--- BEGIN ---

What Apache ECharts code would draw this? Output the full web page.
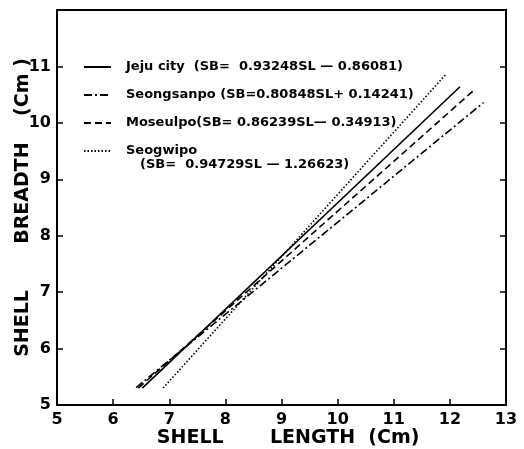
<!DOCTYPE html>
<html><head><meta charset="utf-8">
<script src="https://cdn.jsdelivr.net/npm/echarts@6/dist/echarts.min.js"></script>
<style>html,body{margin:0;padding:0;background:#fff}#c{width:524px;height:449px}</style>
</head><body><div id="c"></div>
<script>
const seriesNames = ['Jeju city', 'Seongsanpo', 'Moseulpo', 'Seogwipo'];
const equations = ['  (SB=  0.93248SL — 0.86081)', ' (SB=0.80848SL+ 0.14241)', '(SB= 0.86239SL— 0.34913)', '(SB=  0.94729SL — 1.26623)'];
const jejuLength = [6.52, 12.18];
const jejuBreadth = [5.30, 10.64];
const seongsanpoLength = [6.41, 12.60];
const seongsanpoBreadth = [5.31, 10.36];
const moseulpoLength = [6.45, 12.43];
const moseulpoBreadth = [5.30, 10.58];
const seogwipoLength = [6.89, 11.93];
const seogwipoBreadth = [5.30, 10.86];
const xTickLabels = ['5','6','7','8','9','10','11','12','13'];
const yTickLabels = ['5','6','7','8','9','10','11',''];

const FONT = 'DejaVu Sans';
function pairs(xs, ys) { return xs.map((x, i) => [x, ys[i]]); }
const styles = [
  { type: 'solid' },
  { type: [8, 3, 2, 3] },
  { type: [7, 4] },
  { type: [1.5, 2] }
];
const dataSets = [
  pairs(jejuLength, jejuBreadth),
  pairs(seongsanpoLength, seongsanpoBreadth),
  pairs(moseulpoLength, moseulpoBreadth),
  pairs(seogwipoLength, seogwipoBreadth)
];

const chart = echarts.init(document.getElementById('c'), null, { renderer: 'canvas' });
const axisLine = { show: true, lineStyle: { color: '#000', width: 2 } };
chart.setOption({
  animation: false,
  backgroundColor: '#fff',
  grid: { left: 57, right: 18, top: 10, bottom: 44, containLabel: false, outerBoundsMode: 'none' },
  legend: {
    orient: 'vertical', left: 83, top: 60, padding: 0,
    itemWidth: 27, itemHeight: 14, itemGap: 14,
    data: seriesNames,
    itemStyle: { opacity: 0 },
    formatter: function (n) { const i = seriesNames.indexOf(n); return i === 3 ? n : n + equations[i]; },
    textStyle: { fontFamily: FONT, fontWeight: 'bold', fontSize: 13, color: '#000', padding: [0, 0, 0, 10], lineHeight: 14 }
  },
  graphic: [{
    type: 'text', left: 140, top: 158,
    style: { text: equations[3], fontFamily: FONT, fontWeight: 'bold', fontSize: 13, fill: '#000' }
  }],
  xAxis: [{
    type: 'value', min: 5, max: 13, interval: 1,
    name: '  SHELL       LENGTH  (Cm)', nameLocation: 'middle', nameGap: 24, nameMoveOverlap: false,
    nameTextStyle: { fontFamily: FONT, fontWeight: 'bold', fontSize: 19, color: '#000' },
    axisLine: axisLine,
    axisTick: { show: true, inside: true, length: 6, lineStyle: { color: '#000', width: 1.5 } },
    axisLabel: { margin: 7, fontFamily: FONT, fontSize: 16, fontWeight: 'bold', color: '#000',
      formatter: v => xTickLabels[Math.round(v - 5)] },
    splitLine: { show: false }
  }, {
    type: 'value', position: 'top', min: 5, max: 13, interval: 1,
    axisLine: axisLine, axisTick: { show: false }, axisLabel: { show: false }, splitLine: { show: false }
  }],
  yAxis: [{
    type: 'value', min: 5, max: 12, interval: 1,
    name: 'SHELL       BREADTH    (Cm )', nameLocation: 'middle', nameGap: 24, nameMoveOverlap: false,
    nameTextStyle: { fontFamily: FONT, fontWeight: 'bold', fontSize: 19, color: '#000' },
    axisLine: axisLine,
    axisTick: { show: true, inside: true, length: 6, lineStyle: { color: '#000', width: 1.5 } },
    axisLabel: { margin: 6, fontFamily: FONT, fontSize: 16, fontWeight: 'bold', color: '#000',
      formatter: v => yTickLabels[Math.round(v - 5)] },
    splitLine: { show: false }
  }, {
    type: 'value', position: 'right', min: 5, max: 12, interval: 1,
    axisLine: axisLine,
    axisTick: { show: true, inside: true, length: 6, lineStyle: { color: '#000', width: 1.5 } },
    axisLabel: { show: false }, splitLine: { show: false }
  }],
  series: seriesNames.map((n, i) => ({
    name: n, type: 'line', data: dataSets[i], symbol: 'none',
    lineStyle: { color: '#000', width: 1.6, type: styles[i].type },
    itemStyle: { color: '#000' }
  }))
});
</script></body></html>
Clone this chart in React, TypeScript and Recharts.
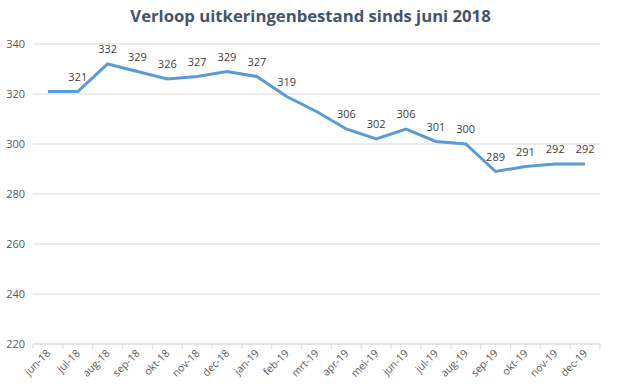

--- END ---

→ **What is asked**
Up to and including the line that contains "const yTickLabels = ['5','6','7','8','9','10','11',''];", print the records above exactly from their first line, without any pictures.

→ **Problem solution**
What Apache ECharts code would draw this? Output the full web page.
<!DOCTYPE html>
<html><head><meta charset="utf-8">
<script src="https://cdn.jsdelivr.net/npm/echarts@6/dist/echarts.min.js"></script>
<style>html,body{margin:0;padding:0;background:#fff}#c{width:524px;height:449px}</style>
</head><body><div id="c"></div>
<script>
const seriesNames = ['Jeju city', 'Seongsanpo', 'Moseulpo', 'Seogwipo'];
const equations = ['  (SB=  0.93248SL — 0.86081)', ' (SB=0.80848SL+ 0.14241)', '(SB= 0.86239SL— 0.34913)', '(SB=  0.94729SL — 1.26623)'];
const jejuLength = [6.52, 12.18];
const jejuBreadth = [5.30, 10.64];
const seongsanpoLength = [6.41, 12.60];
const seongsanpoBreadth = [5.31, 10.36];
const moseulpoLength = [6.45, 12.43];
const moseulpoBreadth = [5.30, 10.58];
const seogwipoLength = [6.89, 11.93];
const seogwipoBreadth = [5.30, 10.86];
const xTickLabels = ['5','6','7','8','9','10','11','12','13'];
const yTickLabels = ['5','6','7','8','9','10','11',''];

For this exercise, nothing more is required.